Date of Graduation

12-2013

Document Type

Dissertation

Degree Name

Doctor of Philosophy in Business Administration (PhD)

Degree Level

Graduate

Department

Management

Advisor

Christopher C. Rosen

Committee Member

Nina Gupta

Second Committee Member

John E. Delery

Abstract

Performance appraisal research (e.g., Longenecker, Sims, & Gioia, 1987; Wang, Wong, & Kwong, 2010) suggests that inaccuracies in performance ratings are largely a result of intentional rating distortion, or rater motivation. Researchers have noted that raters sometimes have multiple and conflicting goals when providing performance ratings (e.g., Murphy, Cleveland, Kinney, Skattebo, Newman, & Sin, 2003). According to rater goal theory (e.g., Cleveland & Murphy, 1992), rater goals are influenced by the performance appraisal context, mediating the relationship between the context of performance appraisal and performance ratings. Studies suggest that the context affects performance ratings, but conceptualizations of the performance appraisal context (e.g., rating purpose) have been narrow, neglecting the social aspects inherent in performance appraisal (Kozlowski, Chao, & Morrison, 1998; Levy & Williams, 2004). As such, we lack a clear understanding of what the key social contextual factors are and how they affect rater motivation and performance ratings.
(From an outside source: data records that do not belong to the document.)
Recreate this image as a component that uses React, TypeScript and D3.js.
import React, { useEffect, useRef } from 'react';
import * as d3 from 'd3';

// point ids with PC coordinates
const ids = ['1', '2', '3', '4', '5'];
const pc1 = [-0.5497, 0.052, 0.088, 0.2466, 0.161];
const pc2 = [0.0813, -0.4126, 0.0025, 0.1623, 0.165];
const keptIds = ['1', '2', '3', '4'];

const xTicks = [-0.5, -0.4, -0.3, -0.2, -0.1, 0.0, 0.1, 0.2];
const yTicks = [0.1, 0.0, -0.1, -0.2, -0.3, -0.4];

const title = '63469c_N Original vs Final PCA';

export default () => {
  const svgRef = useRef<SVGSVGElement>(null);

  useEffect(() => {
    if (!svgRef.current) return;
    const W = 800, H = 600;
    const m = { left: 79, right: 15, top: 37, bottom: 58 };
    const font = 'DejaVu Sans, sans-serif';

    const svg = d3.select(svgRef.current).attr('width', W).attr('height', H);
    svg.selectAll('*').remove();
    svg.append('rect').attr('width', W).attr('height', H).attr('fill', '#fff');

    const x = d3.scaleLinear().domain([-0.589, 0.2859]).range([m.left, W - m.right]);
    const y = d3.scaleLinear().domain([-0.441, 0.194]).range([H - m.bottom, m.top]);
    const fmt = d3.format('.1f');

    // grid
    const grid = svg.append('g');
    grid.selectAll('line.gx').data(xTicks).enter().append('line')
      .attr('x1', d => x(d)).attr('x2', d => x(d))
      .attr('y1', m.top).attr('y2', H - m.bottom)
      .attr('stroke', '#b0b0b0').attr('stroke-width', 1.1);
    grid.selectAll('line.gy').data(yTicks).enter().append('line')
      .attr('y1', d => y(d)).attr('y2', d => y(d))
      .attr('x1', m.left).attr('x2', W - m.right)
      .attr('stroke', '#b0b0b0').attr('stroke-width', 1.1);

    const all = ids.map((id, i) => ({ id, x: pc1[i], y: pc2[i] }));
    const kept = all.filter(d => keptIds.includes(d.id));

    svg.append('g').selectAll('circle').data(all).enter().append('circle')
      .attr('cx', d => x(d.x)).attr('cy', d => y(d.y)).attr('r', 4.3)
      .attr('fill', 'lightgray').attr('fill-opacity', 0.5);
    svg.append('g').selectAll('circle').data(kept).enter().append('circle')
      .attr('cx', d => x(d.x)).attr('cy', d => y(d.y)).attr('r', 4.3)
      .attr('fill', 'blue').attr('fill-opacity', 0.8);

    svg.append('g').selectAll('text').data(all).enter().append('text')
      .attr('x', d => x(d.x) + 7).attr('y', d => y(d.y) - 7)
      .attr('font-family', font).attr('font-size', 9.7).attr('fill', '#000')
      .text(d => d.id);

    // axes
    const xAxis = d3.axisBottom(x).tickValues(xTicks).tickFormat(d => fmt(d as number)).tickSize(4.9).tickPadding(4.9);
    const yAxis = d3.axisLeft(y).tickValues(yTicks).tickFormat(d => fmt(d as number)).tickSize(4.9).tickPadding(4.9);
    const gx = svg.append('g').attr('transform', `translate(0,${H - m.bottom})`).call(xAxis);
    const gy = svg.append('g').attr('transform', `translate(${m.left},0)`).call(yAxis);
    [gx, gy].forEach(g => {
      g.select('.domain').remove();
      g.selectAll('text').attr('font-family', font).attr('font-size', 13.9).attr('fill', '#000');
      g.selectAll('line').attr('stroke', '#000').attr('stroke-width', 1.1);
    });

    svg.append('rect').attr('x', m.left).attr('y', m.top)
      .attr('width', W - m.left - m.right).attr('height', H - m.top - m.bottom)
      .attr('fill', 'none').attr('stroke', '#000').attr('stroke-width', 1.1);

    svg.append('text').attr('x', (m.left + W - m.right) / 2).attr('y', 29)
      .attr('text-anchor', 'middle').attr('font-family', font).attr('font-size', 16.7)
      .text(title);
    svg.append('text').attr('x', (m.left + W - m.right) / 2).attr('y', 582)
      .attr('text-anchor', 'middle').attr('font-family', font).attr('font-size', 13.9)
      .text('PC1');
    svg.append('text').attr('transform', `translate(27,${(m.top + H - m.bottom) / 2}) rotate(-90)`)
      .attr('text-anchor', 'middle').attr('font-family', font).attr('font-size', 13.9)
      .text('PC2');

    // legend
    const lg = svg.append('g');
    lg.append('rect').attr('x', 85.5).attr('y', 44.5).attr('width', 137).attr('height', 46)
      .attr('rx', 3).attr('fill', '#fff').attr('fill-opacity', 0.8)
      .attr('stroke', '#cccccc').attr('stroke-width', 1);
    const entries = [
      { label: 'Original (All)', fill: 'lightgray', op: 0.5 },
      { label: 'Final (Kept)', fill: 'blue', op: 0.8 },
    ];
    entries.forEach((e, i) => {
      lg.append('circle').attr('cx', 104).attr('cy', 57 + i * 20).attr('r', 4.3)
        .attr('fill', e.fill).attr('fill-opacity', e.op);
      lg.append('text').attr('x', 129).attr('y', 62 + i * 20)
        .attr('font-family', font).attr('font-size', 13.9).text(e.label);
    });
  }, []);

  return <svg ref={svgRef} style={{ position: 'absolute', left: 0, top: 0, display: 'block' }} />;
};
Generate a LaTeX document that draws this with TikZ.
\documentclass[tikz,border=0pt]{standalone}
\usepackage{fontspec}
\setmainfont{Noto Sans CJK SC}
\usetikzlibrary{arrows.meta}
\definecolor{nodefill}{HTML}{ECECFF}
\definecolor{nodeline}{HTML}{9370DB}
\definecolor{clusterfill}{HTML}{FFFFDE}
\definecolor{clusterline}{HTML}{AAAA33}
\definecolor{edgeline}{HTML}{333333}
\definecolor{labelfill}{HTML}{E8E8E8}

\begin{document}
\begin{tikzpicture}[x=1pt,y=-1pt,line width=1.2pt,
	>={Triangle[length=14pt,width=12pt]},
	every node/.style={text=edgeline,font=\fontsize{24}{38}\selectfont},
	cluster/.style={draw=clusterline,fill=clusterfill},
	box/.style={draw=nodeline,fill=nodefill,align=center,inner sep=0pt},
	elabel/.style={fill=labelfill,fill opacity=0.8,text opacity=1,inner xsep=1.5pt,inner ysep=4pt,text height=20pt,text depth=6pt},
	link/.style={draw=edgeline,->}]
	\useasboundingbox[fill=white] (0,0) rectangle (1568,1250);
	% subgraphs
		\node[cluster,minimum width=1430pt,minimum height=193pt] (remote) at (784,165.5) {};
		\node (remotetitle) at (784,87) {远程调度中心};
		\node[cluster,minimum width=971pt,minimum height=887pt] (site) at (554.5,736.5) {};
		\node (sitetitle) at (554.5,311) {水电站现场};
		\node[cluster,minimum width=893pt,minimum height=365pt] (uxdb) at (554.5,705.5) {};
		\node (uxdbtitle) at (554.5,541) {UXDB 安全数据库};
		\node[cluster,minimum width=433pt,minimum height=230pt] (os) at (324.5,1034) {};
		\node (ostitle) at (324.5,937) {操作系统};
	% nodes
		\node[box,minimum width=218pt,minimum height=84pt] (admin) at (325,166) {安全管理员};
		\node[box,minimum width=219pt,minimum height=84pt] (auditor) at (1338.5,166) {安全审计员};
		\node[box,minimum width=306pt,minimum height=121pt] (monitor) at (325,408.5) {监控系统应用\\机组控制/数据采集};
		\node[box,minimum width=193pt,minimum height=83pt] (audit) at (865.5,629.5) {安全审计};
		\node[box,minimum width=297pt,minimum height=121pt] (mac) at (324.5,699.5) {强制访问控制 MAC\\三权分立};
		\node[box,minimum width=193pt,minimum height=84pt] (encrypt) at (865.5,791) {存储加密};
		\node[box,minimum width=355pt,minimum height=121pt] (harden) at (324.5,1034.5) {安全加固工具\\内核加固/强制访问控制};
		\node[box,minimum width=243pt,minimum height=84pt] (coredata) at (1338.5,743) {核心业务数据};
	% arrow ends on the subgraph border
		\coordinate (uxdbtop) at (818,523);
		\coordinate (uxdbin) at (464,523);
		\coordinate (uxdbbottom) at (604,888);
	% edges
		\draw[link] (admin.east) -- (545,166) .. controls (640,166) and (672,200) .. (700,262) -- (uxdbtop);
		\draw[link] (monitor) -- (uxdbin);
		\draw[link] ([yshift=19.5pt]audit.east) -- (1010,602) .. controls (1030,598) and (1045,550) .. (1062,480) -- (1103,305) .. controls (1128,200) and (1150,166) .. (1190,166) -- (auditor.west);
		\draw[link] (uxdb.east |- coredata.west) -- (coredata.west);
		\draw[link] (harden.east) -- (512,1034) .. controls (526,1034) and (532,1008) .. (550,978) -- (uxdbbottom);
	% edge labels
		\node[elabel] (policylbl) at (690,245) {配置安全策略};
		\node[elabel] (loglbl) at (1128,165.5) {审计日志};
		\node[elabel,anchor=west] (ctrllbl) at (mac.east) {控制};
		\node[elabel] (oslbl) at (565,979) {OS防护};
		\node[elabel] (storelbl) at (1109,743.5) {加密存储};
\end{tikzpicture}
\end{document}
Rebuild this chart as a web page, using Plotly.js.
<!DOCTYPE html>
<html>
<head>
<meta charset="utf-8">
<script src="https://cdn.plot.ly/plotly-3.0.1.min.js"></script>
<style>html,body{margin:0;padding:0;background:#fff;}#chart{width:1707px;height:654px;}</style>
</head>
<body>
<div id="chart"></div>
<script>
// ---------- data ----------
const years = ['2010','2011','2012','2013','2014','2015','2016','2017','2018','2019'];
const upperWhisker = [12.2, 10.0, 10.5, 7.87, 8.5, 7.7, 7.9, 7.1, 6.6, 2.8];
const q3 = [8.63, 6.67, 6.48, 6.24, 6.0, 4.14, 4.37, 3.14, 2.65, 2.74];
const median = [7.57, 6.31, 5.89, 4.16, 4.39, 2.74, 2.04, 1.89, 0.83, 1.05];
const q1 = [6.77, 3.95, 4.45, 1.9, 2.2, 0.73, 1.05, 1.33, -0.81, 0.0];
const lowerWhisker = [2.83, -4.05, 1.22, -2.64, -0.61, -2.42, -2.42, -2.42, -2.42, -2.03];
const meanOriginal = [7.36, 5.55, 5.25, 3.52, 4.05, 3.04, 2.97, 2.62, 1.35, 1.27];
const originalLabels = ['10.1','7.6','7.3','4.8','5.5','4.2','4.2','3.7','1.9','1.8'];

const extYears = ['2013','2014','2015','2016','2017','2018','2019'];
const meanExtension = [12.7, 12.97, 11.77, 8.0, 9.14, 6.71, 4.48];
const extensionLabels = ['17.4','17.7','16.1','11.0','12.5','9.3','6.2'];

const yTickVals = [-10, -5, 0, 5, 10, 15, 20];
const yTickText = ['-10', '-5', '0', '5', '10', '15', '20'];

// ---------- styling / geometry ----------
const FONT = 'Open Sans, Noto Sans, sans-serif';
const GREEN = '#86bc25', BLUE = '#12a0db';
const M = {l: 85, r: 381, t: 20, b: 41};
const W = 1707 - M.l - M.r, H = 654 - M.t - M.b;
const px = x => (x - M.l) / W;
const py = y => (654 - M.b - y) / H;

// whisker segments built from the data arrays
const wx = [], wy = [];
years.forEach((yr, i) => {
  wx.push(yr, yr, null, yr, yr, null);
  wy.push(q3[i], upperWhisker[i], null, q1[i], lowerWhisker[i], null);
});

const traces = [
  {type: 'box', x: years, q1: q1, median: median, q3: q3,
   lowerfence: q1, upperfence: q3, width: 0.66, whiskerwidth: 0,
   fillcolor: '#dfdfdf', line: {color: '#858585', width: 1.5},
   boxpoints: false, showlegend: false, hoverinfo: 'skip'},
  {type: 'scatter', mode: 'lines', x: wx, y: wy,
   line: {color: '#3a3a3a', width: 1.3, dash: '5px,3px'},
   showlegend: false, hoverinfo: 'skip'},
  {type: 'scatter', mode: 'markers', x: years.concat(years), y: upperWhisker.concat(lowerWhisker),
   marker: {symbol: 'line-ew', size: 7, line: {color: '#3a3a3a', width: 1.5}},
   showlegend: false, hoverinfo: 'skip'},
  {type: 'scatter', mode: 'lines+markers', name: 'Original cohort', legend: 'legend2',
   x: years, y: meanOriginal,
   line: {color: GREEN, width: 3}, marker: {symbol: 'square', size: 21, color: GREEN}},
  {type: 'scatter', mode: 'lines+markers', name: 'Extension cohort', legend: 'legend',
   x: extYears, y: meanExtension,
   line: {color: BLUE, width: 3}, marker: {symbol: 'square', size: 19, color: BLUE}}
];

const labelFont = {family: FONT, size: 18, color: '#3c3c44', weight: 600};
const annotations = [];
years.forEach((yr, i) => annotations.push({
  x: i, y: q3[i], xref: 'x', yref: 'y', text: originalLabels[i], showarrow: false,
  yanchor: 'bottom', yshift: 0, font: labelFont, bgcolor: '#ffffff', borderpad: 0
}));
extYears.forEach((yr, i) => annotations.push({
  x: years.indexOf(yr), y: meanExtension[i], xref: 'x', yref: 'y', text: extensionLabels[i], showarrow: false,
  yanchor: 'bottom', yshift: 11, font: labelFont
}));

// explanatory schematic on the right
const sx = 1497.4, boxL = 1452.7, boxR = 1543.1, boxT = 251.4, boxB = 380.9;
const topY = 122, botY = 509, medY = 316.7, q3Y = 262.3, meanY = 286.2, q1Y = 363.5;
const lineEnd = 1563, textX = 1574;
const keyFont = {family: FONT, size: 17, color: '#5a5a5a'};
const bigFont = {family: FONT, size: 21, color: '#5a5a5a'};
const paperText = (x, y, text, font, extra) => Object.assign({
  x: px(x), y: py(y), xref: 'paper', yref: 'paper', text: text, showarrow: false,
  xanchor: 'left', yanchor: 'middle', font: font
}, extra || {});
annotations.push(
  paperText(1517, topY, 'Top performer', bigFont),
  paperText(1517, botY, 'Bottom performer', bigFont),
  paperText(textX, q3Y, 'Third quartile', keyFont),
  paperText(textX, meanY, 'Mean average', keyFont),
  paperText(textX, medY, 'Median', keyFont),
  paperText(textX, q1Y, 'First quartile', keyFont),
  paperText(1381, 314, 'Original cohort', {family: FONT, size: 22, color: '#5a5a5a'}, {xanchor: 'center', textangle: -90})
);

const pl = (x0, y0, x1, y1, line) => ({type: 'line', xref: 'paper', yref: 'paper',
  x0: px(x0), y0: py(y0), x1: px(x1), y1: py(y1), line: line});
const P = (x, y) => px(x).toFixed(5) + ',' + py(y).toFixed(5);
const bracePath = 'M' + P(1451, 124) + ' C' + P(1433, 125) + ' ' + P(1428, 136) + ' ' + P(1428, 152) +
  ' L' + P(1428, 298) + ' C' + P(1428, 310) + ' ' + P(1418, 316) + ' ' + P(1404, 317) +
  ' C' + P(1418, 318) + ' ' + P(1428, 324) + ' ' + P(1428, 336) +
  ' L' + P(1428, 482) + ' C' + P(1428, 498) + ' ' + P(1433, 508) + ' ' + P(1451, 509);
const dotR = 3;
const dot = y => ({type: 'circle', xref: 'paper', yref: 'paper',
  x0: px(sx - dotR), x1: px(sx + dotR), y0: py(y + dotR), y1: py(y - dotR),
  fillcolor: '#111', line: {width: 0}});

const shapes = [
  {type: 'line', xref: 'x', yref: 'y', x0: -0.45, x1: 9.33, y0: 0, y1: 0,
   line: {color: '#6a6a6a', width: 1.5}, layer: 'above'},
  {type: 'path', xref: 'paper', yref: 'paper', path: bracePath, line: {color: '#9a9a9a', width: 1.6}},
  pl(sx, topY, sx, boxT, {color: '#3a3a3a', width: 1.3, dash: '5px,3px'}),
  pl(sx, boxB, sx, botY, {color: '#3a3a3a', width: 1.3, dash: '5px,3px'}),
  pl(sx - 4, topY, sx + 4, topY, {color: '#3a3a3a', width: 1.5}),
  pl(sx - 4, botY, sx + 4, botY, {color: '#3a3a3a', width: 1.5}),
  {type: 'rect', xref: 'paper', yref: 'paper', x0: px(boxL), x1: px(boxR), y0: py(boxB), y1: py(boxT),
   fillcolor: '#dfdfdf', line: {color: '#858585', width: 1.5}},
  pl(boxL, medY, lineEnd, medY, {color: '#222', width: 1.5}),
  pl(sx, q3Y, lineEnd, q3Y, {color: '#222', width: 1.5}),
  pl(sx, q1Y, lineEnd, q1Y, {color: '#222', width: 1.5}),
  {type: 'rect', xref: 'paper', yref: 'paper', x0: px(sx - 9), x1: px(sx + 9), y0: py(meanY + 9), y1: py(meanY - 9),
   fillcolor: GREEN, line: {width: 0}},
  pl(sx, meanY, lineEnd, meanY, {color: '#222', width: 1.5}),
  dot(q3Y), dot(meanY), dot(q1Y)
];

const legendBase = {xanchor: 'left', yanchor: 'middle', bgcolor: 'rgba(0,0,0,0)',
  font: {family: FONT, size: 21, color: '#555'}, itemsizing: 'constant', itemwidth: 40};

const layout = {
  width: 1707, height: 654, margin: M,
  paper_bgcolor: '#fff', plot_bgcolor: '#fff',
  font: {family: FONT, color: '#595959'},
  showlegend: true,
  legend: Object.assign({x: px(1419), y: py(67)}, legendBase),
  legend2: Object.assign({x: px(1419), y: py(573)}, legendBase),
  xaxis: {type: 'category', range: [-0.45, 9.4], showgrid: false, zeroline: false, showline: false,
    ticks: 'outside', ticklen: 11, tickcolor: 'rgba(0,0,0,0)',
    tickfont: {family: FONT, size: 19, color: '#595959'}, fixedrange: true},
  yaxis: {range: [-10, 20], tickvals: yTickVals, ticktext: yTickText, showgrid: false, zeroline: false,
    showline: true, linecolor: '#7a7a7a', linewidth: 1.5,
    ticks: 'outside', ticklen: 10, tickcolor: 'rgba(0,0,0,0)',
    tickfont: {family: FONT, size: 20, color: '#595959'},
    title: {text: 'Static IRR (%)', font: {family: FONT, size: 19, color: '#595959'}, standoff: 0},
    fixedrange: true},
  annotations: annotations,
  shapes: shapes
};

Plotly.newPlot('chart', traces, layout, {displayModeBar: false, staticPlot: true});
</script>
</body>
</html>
To design effective interventions to improve rating accuracy, we first need to understand the strength and direction of these influences (Spence & Keeping, 2010). Therefore, the present study considers how key social contextual factors (i.e., the rater's supervisor and subordinate group) independently and simultaneously affect rater motivation and performance ratings. Expectancy theory (Porter & Lawler, 1968; Vroom, 1964) is used to make predictions about the effects of the rater's supervisor and group on rater motivation and performance ratings. Expectancy theory is then integrated with social impact theory (Latané, 1981) to develop hypotheses regarding their interactive effects. Furthermore, both rating inflation and rating deflation, which has received limited research attention, are explicitly addressed. The results of the present study provide some evidence that the key social contextual factors interact to influence rater motivation and performance ratings. Additionally, the results provide empirical support for different effects of information encouraging high versus low performance ratings. The findings are discussed in detail, along with theoretical and practical implications, and directions for future research.